Ugh, you know what is the worst? Intoxicated vomiting patients who do so while laying on their backs. I'm the only soul in sight at the nursing station, and I see this dude start to do that heave ho chest thing and make a gurgley sound and so I walk in and grab the yankauer to suction that shit right up. Of course, the patient decides that the moment I am two inches from his face with the suction, he is going to yak all over himself...and straight back into his airway. I do the only thing I can with a non-C-spine cleared patient: ignore the c-collar and grab the sheet to roll the dude onto his side. While still trying to prepare suction on the forthcoming flood.
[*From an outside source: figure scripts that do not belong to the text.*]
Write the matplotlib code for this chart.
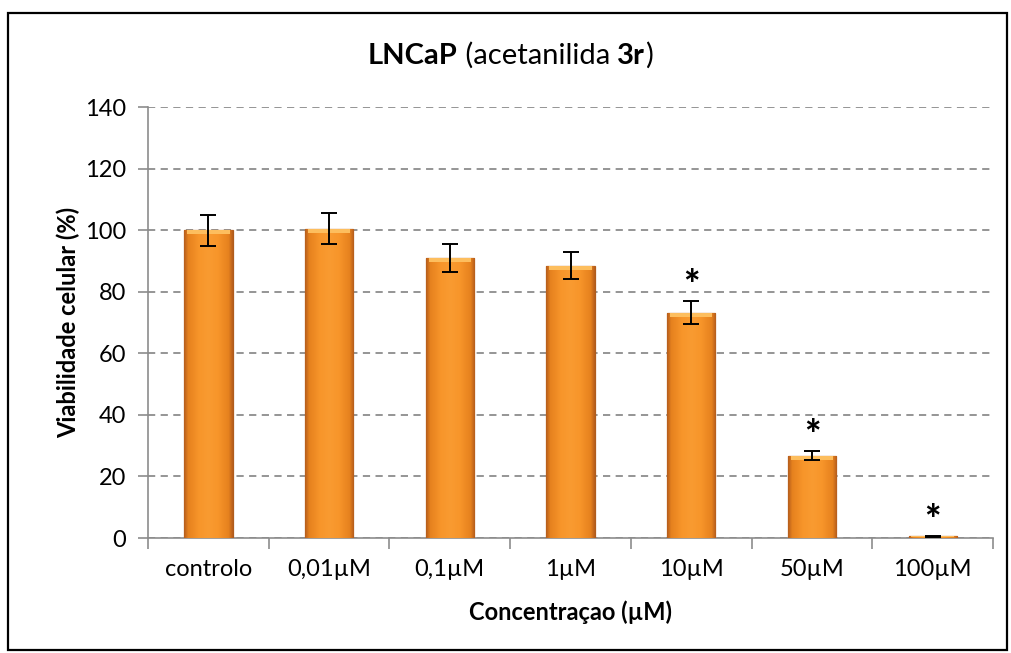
import numpy as np
import matplotlib
matplotlib.use("Agg")
import matplotlib.pyplot as plt
from matplotlib.patches import Rectangle
from matplotlib.colors import LinearSegmentedColormap
from matplotlib.offsetbox import TextArea, HPacker, AnchoredOffsetbox

categories = ["controlo", "0,01µM", "0,1µM", "1µM", "10µM", "50µM", "100µM"]
viability = [100.0, 100.5, 91.0, 88.5, 73.2, 26.8, 0.5]
errors = [5.0, 5.0, 4.5, 4.5, 3.7, 1.5, 0.2]
significant = [False, False, False, False, True, True, True]
yticks = [0, 20, 40, 60, 80, 100, 120, 140]

plt.rcParams["font.family"] = ["Lato", "DejaVu Sans"]

fig = plt.figure(figsize=(10.11, 6.53), dpi=100)
ax = fig.add_axes([0.1464, 0.1761, 0.8358, 0.66])

x = np.arange(len(categories))
bars = ax.bar(x, viability, width=0.4, color="#F7941E", edgecolor="#B05C1C",
              linewidth=0.9, zorder=3)

# horizontal shading inside each bar
cmap = LinearSegmentedColormap.from_list(
    "bar", [(0, "#B85F1C"), (0.08, "#E6811E"), (0.3, "#F7952A"),
            (0.5, "#F99B31"), (0.7, "#F7952A"), (0.92, "#E6811E"),
            (1, "#B85F1C")])
grad = np.linspace(0, 1, 64).reshape(1, -1)
for b in bars:
    x0, w, h = b.get_x(), b.get_width(), b.get_height()
    if h <= 0:
        continue
    im = ax.imshow(grad, extent=[x0, x0 + w, 0, h], cmap=cmap, aspect="auto",
                   zorder=3.5)
    im.set_clip_path(b)
    # light bevel on the top edge
    bev = min(1.3, h * 0.3)
    ax.add_patch(Rectangle((x0 + w * 0.06, h - bev), w * 0.88, bev,
                           color="#FDBE5E", lw=0, zorder=3.6))

ax.errorbar(x, viability, yerr=errors, fmt="none", ecolor="black",
            elinewidth=1.4, capsize=6, capthick=1.4, zorder=4)

for xi, v, e, s in zip(x, viability, errors, significant):
    if s:
        ax.text(xi, v + e - 1.6, "*", ha="center", va="bottom",
                fontsize=28, fontweight="black", zorder=5)

ax.set_xlim(-0.5, len(categories) - 0.5)
ax.set_ylim(0, 140)
ax.set_yticks(yticks)
ax.set_yticklabels([str(t) for t in yticks], fontsize=17)
ax.yaxis.grid(True, linestyle=(0, (4, 3)), color="#8C8C8C", linewidth=1.3,
              zorder=0)
ax.set_axisbelow(True)

ax.set_xticks(x)
ax.set_xticklabels(categories, fontsize=17)
ax.tick_params(axis="x", which="major", length=0, pad=15)
ax.set_xticks(np.arange(-0.5, len(categories)), minor=True)
ax.tick_params(axis="x", which="minor", length=8, color="#8C8C8C", width=1.2)
ax.tick_params(axis="y", length=7, color="#8C8C8C", width=1.2, pad=9)

for side in ["top", "right"]:
    ax.spines[side].set_visible(False)
for side in ["left", "bottom"]:
    ax.spines[side].set_color("#8C8C8C")
    ax.spines[side].set_linewidth(1.2)

ax.set_xlabel("Concentraçao (µM)", fontsize=17, fontweight="bold", labelpad=15)
ax.set_ylabel("Viabilidade celular (%)", fontsize=17, fontweight="bold",
              labelpad=3)

# title with mixed weights
parts = [("LNCaP", "bold"), (" (acetanilida ", "normal"), ("3r", "bold"), (")", "normal")]
boxes = [TextArea(s, textprops=dict(fontsize=21, fontweight=w)) for s, w in parts]
pack = HPacker(children=boxes, align="baseline", pad=0, sep=0)
ab = AnchoredOffsetbox(loc="center", child=pack, frameon=False,
                       bbox_to_anchor=(0.505, 0.915), bbox_transform=fig.transFigure,
                       borderpad=0, pad=0)
fig.add_artist(ab)

fig.add_artist(Rectangle((8 / 1011, 3 / 653), 999 / 1011, 637 / 653,
                         transform=fig.transFigure, fill=False,
                         edgecolor="black", linewidth=1.6))

fig.savefig("out.png", dpi=100)
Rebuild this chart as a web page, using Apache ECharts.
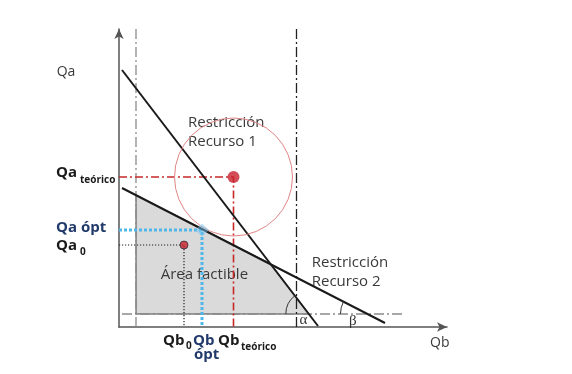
<!DOCTYPE html>
<html><head><meta charset="utf-8">
<script src="https://cdn.jsdelivr.net/npm/echarts/dist/echarts.min.js"></script>
<style>html,body{margin:0;padding:0;background:#fff}#c{width:572px;height:374px}</style>
</head><body><div id="c"></div>
<script>
// Diagram geometry in axis units (Qb horizontal, Qa vertical)
const restriction1 = [[3, 257], [199, 1]];
const restriction2 = [[3, 139], [266, 4]];
const feasibleRegion = [[17, 132], [152, 63], [190, 13], [17, 13]];
const limitQbLeft = [[17, 0], [17, 299]];
const limitQbRight = [[177.5, 0], [177.5, 299]];
const limitQaLow = [[3, 13], [286, 13]];
const theoretical = [114.5, 150];
const optimum = [83, 97];
const current = [65, 82];
const circleRadius = 59;

// Text labels (text, anchor in axis units, style key)
const labelTexts = ['Qa', 'Qa', 'teórico', 'Qa ópt', 'Qa', '0', 'Qb', '0', 'Qb', 'ópt', 'Qb', 'teórico', 'Qb',
  'Restricción', 'Recurso 1', 'Restricción', 'Recurso 2', 'Área factible', 'α', 'β'];
const labelX = [-62.3, -63, -39, -63, -63, -39, 44, 67, 74, 75, 99, 122, 311, 69, 69, 192.7, 192.7, 41.7, 180.5, 230];
const labelY = [255.3, 154.5, 146.5, 99.3, 81.7, 75, -14, -19, -14, -28, -14, -20, -15.7, 204, 185.3, 64, 45.3, 52, 7, 6];
const labelKinds = ['axis', 'bold', 'sub', 'navy', 'bold', 'sub', 'bold', 'sub', 'navy', 'navy', 'bold', 'sub', 'axis',
  'normal', 'normal', 'normal', 'normal', 'normal', 'greek', 'greek'];

const F = '"Open Sans", "DejaVu Sans", sans-serif';
const kindStyle = {
  axis: { font: '14px ' + F, fill: '#3a3a3a' },
  normal: { font: '15px ' + F, fill: '#3a3a3a' },
  bold: { font: 'bold 15px ' + F, fill: '#1a1a1a' },
  navy: { font: 'bold 15px ' + F, fill: '#213a6b' },
  sub: { font: 'bold 10px ' + F, fill: '#1a1a1a' },
  greek: { font: '15px "Liberation Serif", "DejaVu Serif", serif', fill: '#333' }
};

function hitY(line, y) {
  const [a, b] = line;
  return [a[0] + (y - a[1]) * (b[0] - a[0]) / (b[1] - a[1]), y];
}
const angleMarks = [
  { line: restriction1, center: hitY(restriction1, limitQaLow[0][1]), r: 23 },
  { line: restriction2, center: hitY(restriction2, limitQaLow[0][1]), r: 27 }
];

function lineSeries(data, color, width, type, z) {
  return { type: 'line', data: data, symbol: 'none', clip: false, silent: true, z: z || 3,
    lineStyle: { color: color, width: width, type: type }, animation: false };
}

const chart = echarts.init(document.getElementById('c'), null, { renderer: 'canvas' });
const hiddenAxis = {
  type: 'value', axisTick: { show: false }, axisLabel: { show: false }, splitLine: { show: false },
  axisLine: { show: true, symbol: ['none', 'arrow'], symbolSize: [7, 10], lineStyle: { color: '#555', width: 1.5 } }
};
chart.setOption({
  animation: false,
  backgroundColor: '#fff',
  grid: { left: 119, top: 29, width: 328, height: 298 },
  xAxis: Object.assign({}, hiddenAxis, { min: 0, max: 328 }),
  yAxis: Object.assign({}, hiddenAxis, { min: 0, max: 298 }),
  series: [
    { type: 'custom', silent: true, z: 1, data: [[0, 0]],
      renderItem: (p, api) => ({ type: 'polygon',
        shape: { points: feasibleRegion.map(pt => api.coord(pt)) },
        style: { fill: '#dadada', stroke: '#4a4a4a', lineWidth: 1 } }) },
    { type: 'custom', silent: true, z: 2, data: labelTexts.map((t, i) => [labelX[i], labelY[i]]),
      renderItem: (p, api) => {
        const i = p.dataIndex;
        const c = api.coord([labelX[i], labelY[i]]);
        const s = kindStyle[labelKinds[i]];
        return { type: 'text', x: c[0], y: c[1],
          style: { text: labelTexts[i], font: s.font, fill: s.fill, align: 'left', verticalAlign: 'middle' } };
      } },
    lineSeries(limitQbLeft, '#8a8a8a', 1.3, [10, 3, 2, 3]),
    lineSeries(limitQbRight, '#222', 1.3, [10, 3, 2, 3]),
    lineSeries(limitQaLow, '#8a8a8a', 1.3, [10, 3, 2, 3]),
    lineSeries([[0, theoretical[1]], theoretical, [theoretical[0], 0]], '#c62828', 1.6, [8, 3, 2, 3]),
    lineSeries([[0, optimum[1]], optimum, [optimum[0], 0]], '#4fb8e8', 3, [3, 2]),
    lineSeries([[0, current[1]], current, [current[0], 0]], '#222', 1.2, [1.2, 1.8]),
    lineSeries(restriction1, '#1a1a1a', 2, 'solid', 4),
    lineSeries(restriction2, '#1a1a1a', 2, 'solid', 4),
    { type: 'custom', silent: true, z: 5, data: [[theoretical[0], theoretical[1], circleRadius]],
      renderItem: (p, api) => {
        const c = api.coord([api.value(0), api.value(1)]);
        const r = api.size([api.value(2), 0])[0];
        return { type: 'circle', shape: { cx: c[0], cy: c[1], r: r }, style: { fill: 'none', stroke: '#e08585', lineWidth: 1 } };
      } },
    { type: 'custom', silent: true, z: 5, data: angleMarks.map(m => m.center),
      renderItem: (p, api) => {
        const m = angleMarks[p.dataIndex];
        const c = api.coord(m.center);
        const a = api.coord(m.line[0]), b = api.coord(m.line[1]);
        let ang = Math.atan2(a[1] - b[1], a[0] - b[0]);
        if (ang < 0) ang += 2 * Math.PI;
        const r = api.size([m.r, 0])[0];
        return { type: 'arc', shape: { cx: c[0], cy: c[1], r: r, startAngle: Math.PI, endAngle: ang, clockwise: true },
          style: { fill: 'none', stroke: '#333', lineWidth: 1 } };
      } },
    { type: 'scatter', silent: true, z: 6, clip: false, data: [optimum], symbol: 'diamond', symbolSize: [14, 13],
      itemStyle: { color: 'rgba(110,195,240,0.6)' } },
    { type: 'scatter', silent: true, z: 7, clip: false, data: [theoretical], symbolSize: 12,
      itemStyle: { color: '#c8202c' } },
    { type: 'scatter', silent: true, z: 7, clip: false, data: [current], symbolSize: 8,
      itemStyle: { color: '#c8202c', borderColor: '#333', borderWidth: 1 } }
  ]
});
</script>
</body></html>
And promptly have the full components of a foot long BMT sub vomited onto my leg. At least, I think it was a BMT. It might have been meatball sub. Or even Sweet Onion Chicken Teriyaki. There were definitely onions in it. Oh, and I think there were brain particles, or maybe they were just bits of his common sense but whatever it was, it sure as hell didn't stay down. I yell for help and the cavalry arrives just in time to see him finish the vomitfest. Thanks, guys. And fortunately his C-spine was negative, so we can all just forget that I manhandled someone in a collar.
Anyway, when dayshift came in we were relegating them with tales of this fool, and discussion turned to other gross things, and how gross trachs are, and how we'd rather have a drunken vomiting moron any day over a septic nasty trach. We tell stories of our grossest trachs ever, and one of the docs overhears and mentions how the absolute worst is when there are like nine people in the room, and the tracher just machine guns his sputum right down the line of people with his coughs...UuuuHuYOU! UuuuHuYOU! UuuuHyYOU! and YOU! and YOU!...you're okay...and YOU!
"It's like the Rambo of Lung Butter," he says. Mmmm mmm good.
I hope you're eating breakfast while reading this, suckers!